Figure scripts
* Start *

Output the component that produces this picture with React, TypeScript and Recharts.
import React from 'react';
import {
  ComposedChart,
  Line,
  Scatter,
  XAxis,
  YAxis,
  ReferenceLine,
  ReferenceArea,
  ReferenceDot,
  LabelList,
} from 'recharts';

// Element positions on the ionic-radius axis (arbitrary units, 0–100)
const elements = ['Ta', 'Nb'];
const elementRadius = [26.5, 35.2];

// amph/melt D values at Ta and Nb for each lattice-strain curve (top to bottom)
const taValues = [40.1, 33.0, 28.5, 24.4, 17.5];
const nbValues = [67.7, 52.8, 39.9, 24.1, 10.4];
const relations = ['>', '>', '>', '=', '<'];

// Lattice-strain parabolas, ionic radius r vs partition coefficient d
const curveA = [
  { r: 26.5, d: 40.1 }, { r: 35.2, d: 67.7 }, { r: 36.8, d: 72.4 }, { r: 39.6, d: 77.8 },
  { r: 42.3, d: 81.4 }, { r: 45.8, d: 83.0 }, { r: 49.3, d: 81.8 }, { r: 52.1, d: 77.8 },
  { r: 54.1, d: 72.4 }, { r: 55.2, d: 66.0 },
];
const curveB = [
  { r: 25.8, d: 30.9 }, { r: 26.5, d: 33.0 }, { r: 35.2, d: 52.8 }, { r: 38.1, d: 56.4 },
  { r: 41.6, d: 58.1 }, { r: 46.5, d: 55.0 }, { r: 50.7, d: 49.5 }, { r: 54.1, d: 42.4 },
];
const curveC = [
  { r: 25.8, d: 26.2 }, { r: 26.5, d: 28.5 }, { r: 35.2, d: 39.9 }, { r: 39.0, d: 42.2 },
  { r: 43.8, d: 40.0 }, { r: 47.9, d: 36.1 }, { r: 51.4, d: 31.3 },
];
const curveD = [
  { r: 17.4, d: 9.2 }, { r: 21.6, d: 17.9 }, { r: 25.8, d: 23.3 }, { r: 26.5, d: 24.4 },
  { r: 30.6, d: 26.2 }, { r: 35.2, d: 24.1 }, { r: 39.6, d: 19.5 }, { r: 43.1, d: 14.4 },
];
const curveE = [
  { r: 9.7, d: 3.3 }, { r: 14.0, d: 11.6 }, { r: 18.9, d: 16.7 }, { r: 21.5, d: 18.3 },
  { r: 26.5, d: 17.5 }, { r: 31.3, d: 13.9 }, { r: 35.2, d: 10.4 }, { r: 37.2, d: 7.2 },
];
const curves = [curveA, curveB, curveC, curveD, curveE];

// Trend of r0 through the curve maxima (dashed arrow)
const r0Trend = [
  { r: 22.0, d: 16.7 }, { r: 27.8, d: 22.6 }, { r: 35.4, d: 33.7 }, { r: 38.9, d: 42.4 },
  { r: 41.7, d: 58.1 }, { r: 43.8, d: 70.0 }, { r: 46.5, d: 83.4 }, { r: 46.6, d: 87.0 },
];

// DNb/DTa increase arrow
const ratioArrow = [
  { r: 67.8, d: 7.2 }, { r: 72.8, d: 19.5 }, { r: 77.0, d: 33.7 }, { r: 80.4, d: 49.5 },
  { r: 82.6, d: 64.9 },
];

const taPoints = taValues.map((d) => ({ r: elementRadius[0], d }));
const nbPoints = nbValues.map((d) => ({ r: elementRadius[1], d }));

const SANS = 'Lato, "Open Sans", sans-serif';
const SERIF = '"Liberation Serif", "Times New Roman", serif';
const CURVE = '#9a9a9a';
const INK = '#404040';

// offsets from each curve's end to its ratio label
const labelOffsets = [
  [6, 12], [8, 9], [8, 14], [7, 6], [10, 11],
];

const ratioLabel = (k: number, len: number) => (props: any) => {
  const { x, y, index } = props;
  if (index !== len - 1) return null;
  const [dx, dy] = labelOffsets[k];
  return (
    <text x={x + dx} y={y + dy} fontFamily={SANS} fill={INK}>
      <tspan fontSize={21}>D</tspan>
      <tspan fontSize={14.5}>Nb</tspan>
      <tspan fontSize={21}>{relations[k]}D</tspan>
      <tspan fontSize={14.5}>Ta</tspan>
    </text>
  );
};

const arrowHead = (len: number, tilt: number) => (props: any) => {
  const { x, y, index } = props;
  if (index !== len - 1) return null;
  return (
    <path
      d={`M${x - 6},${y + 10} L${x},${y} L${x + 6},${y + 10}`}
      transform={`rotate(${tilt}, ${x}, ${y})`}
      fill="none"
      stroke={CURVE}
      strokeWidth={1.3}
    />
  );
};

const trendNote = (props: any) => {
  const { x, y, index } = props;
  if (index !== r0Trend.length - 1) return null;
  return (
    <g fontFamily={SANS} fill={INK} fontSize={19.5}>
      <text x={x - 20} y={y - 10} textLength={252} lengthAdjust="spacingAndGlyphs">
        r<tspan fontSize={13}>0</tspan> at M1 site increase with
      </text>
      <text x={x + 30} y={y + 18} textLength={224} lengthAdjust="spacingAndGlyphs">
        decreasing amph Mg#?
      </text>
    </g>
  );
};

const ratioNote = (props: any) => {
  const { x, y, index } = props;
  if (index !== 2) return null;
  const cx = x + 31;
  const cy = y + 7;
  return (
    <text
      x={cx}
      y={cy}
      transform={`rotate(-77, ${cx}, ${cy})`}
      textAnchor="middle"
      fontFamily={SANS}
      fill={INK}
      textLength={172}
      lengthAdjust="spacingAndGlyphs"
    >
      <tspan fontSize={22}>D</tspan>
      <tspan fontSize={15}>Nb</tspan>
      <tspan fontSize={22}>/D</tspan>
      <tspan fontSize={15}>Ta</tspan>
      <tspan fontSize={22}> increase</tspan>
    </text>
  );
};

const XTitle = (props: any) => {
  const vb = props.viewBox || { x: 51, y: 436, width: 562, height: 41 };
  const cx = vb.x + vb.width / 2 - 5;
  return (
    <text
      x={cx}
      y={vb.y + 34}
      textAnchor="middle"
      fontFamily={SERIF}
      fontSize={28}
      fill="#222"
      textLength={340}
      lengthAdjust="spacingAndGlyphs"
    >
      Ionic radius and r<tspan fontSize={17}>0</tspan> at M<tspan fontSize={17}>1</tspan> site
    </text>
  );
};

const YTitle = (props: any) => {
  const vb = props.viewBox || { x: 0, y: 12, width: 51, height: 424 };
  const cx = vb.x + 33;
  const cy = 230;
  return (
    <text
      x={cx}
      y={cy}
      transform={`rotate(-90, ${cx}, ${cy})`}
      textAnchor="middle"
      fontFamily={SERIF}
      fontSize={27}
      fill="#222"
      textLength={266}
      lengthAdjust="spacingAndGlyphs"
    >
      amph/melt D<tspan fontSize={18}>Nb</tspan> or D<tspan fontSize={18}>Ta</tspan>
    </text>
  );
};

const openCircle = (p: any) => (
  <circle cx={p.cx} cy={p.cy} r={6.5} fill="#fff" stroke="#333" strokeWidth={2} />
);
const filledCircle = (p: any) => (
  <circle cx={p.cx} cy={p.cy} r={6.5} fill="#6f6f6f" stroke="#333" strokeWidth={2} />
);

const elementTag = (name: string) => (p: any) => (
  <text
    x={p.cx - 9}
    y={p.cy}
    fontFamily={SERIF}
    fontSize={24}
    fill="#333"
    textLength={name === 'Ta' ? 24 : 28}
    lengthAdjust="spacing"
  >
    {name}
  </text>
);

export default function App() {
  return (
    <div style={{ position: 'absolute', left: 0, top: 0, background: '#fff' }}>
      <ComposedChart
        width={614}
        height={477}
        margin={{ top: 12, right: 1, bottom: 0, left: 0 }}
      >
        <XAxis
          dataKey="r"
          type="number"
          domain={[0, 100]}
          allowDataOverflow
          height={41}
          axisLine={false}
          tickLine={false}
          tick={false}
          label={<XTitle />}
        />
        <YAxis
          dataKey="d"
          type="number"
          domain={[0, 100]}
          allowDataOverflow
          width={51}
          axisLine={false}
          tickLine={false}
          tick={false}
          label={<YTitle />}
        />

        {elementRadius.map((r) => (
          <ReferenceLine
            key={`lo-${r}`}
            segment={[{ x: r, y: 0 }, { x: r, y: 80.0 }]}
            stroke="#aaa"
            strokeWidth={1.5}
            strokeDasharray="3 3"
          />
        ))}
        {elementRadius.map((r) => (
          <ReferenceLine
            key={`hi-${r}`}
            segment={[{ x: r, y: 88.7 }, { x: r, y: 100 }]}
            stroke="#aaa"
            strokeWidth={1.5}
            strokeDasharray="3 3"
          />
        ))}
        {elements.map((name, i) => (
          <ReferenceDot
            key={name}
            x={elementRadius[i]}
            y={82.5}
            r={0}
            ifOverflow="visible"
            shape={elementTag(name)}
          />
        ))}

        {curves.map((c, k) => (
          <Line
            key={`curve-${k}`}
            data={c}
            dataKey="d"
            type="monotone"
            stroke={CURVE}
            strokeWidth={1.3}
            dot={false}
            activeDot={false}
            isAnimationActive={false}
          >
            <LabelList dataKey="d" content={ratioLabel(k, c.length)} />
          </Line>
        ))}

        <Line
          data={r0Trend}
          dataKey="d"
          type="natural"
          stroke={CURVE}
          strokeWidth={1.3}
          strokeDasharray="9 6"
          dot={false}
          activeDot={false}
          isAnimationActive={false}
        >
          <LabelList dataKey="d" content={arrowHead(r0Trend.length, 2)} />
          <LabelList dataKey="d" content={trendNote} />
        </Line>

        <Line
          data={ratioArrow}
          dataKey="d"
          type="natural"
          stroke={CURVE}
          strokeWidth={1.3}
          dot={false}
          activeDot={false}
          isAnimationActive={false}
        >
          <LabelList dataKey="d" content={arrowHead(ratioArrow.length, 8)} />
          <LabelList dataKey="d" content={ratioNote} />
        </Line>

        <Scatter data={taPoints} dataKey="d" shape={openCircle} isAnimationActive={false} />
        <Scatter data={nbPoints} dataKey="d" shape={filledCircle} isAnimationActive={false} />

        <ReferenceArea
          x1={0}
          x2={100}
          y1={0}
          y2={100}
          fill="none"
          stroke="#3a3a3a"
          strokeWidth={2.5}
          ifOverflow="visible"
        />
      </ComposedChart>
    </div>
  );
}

* End *
* Start *

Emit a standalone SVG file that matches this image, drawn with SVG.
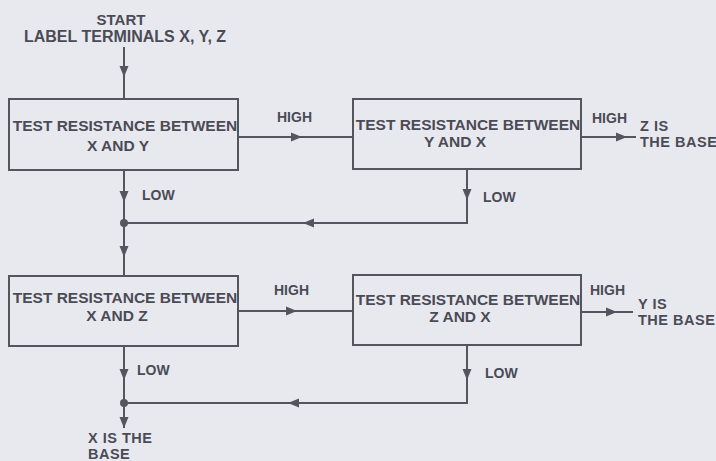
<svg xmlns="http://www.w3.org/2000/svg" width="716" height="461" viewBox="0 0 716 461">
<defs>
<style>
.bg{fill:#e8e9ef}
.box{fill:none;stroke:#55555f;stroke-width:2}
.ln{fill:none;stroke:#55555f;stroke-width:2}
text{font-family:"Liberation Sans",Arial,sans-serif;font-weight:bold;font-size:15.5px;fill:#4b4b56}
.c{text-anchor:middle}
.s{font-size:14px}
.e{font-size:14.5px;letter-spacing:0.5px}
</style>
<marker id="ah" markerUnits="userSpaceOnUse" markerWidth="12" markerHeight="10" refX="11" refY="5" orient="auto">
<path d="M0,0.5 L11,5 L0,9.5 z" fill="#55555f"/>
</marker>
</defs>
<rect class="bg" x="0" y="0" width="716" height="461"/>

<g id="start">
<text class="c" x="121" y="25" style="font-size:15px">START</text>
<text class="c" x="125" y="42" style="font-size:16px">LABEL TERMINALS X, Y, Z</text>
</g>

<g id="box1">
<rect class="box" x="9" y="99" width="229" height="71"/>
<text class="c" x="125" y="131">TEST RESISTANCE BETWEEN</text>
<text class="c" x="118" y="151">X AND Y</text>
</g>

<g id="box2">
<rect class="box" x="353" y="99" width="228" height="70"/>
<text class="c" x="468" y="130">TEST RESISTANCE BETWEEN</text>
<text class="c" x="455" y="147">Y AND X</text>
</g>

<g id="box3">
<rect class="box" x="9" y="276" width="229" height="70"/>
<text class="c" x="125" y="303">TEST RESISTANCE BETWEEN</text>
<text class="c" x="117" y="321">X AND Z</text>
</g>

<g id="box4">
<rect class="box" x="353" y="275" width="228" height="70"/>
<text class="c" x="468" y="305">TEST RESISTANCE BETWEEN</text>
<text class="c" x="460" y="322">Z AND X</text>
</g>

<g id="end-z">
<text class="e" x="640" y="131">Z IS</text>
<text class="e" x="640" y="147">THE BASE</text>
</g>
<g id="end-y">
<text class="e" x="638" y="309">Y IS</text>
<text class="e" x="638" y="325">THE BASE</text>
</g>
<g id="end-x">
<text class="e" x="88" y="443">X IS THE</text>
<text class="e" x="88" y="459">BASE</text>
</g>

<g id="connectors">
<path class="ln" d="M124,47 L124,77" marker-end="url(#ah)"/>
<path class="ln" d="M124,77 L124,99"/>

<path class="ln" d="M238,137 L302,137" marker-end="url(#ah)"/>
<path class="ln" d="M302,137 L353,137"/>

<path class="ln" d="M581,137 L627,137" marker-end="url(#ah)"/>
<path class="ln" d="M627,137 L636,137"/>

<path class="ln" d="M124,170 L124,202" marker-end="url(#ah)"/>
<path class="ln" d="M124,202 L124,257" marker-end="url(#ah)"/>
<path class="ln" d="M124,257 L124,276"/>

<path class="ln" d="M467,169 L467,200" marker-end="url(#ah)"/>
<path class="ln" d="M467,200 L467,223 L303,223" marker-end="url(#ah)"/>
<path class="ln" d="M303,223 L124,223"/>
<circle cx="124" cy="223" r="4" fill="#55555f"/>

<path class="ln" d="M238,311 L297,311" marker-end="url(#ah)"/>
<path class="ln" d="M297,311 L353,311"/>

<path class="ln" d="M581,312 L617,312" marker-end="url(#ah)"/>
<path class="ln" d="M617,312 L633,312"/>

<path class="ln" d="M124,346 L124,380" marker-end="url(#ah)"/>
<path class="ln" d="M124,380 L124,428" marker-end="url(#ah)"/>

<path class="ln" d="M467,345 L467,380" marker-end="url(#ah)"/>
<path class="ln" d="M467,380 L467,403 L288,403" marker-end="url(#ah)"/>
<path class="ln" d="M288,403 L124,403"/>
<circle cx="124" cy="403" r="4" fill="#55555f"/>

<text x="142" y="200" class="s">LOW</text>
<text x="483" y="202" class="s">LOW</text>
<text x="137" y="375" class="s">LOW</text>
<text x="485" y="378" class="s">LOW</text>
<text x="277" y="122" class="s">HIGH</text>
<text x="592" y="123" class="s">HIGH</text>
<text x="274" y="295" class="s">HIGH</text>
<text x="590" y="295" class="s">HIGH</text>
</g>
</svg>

* End *

◆ Job
Everything from the line containing "Output the component" down to the line containing "const curves = [curveA, curveB, curveC, curveD, curveE];" should be retyped exactly, both lines included, and nothing more.

◆ Right answer
Output the component that produces this picture with React, TypeScript and Recharts.
import React from 'react';
import {
  ComposedChart,
  Line,
  Scatter,
  XAxis,
  YAxis,
  ReferenceLine,
  ReferenceArea,
  ReferenceDot,
  LabelList,
} from 'recharts';

// Element positions on the ionic-radius axis (arbitrary units, 0–100)
const elements = ['Ta', 'Nb'];
const elementRadius = [26.5, 35.2];

// amph/melt D values at Ta and Nb for each lattice-strain curve (top to bottom)
const taValues = [40.1, 33.0, 28.5, 24.4, 17.5];
const nbValues = [67.7, 52.8, 39.9, 24.1, 10.4];
const relations = ['>', '>', '>', '=', '<'];

// Lattice-strain parabolas, ionic radius r vs partition coefficient d
const curveA = [
  { r: 26.5, d: 40.1 }, { r: 35.2, d: 67.7 }, { r: 36.8, d: 72.4 }, { r: 39.6, d: 77.8 },
  { r: 42.3, d: 81.4 }, { r: 45.8, d: 83.0 }, { r: 49.3, d: 81.8 }, { r: 52.1, d: 77.8 },
  { r: 54.1, d: 72.4 }, { r: 55.2, d: 66.0 },
];
const curveB = [
  { r: 25.8, d: 30.9 }, { r: 26.5, d: 33.0 }, { r: 35.2, d: 52.8 }, { r: 38.1, d: 56.4 },
  { r: 41.6, d: 58.1 }, { r: 46.5, d: 55.0 }, { r: 50.7, d: 49.5 }, { r: 54.1, d: 42.4 },
];
const curveC = [
  { r: 25.8, d: 26.2 }, { r: 26.5, d: 28.5 }, { r: 35.2, d: 39.9 }, { r: 39.0, d: 42.2 },
  { r: 43.8, d: 40.0 }, { r: 47.9, d: 36.1 }, { r: 51.4, d: 31.3 },
];
const curveD = [
  { r: 17.4, d: 9.2 }, { r: 21.6, d: 17.9 }, { r: 25.8, d: 23.3 }, { r: 26.5, d: 24.4 },
  { r: 30.6, d: 26.2 }, { r: 35.2, d: 24.1 }, { r: 39.6, d: 19.5 }, { r: 43.1, d: 14.4 },
];
const curveE = [
  { r: 9.7, d: 3.3 }, { r: 14.0, d: 11.6 }, { r: 18.9, d: 16.7 }, { r: 21.5, d: 18.3 },
  { r: 26.5, d: 17.5 }, { r: 31.3, d: 13.9 }, { r: 35.2, d: 10.4 }, { r: 37.2, d: 7.2 },
];
const curves = [curveA, curveB, curveC, curveD, curveE];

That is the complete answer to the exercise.